Managing that feat would go a long way to deciding Newcastle's fate in this game and the group as a whole. After all, Mbappe had scored eight goals in his previous four games for club and country. This is a phenomenon who had also found the back of the net at least once in each of the last eight European games that he had started at the Parc des Princes.

However, like at St James', Howe opted against fielding a soldier whose job was to specifically man mark Mbappe. It was again going to come down to Newcastle defending well as a team and nullifying the space the France captain thrives in.

Central to that was Kieran Trippier, who won a couple of crucial early duels to dispossess and unnerve Mbappe, while the tireless Almiron also got back to take the ball off the PSG star in the 20th minute before then winning his side a free-kick near the touchline after breezing past a handful of players. On the one occasion Mbappe tested Newcastle early on, with a clever flick from Achraf Hakimi's cross, Pope kept it out.

Paris Saint-Germain's French forward #07 Kylian Mbappe (R) reacts in front of Newcastle United's English goalkeeper #22 Nick Pope

Having started out on the left, Mbappe moved through the middle on the hour mark but the striker was frustrated with Pope rushing out to claim one dangerous ball with a quarter of an hour to go.
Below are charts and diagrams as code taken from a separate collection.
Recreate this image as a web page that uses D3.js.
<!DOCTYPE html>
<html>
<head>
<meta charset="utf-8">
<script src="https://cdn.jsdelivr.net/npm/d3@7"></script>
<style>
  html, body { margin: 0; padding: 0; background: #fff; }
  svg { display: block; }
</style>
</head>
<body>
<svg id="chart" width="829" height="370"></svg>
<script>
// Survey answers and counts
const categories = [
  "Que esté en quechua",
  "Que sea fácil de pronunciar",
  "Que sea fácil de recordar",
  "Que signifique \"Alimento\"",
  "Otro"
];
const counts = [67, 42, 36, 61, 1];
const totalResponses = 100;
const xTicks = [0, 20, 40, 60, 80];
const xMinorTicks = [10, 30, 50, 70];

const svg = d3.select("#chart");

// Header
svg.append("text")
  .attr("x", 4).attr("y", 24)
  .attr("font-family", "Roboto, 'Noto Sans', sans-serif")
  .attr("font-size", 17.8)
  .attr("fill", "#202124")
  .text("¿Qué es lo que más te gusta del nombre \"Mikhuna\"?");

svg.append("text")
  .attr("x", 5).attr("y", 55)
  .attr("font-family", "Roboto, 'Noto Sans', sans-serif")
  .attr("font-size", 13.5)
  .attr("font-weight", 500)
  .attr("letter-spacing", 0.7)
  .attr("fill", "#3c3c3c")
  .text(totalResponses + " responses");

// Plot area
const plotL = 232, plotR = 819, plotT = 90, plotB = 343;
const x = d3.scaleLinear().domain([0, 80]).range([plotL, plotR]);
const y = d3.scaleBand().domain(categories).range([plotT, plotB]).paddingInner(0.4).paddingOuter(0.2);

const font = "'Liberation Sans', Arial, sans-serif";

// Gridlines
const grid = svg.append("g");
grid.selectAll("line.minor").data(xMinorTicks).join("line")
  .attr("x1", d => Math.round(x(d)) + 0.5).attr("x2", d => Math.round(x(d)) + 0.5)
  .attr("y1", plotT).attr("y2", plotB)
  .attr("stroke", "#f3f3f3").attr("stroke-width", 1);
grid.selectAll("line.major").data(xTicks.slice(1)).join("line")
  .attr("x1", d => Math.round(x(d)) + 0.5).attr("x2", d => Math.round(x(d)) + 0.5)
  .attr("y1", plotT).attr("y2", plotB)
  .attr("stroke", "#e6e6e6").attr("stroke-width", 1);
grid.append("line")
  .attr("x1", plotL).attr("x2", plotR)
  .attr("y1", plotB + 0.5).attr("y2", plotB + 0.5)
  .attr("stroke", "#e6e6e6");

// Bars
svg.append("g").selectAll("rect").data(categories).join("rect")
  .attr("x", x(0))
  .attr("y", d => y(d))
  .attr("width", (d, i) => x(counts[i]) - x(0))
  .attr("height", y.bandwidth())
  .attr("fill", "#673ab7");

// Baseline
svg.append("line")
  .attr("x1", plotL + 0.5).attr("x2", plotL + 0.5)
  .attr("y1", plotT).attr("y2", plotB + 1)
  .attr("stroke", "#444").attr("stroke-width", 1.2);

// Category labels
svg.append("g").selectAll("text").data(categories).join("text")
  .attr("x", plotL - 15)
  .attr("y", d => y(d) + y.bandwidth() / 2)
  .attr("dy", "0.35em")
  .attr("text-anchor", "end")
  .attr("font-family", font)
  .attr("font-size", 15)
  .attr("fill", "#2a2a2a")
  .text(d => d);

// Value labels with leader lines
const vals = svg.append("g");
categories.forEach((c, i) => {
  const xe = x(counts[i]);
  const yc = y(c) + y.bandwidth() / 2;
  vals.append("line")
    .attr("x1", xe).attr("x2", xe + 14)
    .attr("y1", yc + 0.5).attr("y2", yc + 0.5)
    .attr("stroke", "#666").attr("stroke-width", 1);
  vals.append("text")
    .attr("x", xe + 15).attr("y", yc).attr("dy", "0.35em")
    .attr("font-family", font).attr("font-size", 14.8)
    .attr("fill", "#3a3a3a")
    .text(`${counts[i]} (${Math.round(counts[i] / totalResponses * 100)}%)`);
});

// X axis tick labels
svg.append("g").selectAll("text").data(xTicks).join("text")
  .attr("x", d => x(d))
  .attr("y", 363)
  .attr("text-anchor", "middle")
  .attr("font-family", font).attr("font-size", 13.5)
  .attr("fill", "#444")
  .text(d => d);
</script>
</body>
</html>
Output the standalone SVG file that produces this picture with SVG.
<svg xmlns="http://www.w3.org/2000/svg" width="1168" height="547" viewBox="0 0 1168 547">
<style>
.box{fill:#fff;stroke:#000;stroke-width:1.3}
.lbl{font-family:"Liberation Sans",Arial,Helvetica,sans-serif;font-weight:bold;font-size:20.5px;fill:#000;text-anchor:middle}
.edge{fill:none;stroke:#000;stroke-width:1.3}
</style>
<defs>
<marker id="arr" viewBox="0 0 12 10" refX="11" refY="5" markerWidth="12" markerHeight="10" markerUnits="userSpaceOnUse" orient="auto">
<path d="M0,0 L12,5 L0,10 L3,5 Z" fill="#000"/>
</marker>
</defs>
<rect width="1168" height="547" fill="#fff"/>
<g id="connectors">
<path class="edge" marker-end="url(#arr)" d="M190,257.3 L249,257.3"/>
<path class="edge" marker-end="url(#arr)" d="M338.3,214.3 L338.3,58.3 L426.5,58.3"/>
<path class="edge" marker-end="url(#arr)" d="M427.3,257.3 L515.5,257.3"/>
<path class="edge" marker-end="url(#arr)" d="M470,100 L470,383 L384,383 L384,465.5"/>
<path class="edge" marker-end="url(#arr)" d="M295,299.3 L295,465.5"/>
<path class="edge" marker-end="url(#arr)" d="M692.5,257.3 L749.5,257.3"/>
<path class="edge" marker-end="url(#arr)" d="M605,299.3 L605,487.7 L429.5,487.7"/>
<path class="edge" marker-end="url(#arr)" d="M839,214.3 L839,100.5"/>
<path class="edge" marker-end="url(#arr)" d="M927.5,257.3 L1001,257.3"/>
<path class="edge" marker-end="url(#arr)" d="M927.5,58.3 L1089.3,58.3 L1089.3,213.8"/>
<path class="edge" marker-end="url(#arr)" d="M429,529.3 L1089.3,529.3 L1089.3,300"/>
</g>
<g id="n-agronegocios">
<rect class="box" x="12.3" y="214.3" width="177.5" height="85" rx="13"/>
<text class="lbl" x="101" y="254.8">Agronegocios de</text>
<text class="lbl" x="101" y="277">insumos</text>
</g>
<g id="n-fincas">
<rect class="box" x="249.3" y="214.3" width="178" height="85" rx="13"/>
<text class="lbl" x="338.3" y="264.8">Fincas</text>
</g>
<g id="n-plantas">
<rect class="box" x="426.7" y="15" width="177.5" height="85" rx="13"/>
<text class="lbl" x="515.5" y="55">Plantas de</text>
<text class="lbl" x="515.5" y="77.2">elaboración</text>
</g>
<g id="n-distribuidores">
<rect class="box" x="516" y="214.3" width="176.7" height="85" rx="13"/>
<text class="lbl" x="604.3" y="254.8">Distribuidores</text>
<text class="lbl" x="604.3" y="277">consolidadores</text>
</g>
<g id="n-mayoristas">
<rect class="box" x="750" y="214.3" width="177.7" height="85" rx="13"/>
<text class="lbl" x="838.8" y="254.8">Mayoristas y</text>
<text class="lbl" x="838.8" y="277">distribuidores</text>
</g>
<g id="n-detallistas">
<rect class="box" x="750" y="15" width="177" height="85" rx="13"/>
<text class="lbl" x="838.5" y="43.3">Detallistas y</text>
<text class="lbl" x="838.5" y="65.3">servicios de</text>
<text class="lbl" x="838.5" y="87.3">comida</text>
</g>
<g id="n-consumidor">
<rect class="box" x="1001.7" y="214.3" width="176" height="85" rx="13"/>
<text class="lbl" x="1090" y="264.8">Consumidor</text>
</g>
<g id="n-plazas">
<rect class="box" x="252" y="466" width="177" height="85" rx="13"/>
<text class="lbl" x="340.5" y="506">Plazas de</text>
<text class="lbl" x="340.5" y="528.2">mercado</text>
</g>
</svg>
When Mbappe tried to nutmeg Jamaal Lascelles late on, the Newcastle captain stood tall. When Mbappe was denied by Pope, the France star fired wide. It was only following a controversial refereeing decision that Mbappe finally got his chance to score a 98th-minute penalty.

The sceptics are silenced, all right

PSG warned 'anyone still doubting' that the Parc des Princes would be 'on fire' for this game. Luis Enrique appealed to Parisians to be 'more passionate than usual'.

Sure enough, Newcastle players emerged to deafening boos in the warm-up half an hour before kick-off with ultras brandishing a banner reading: "Silence the sceptics". Well, having been written off before the game, injury-hit Newcastle did that in their own way - even after late heartbreak in the city of love.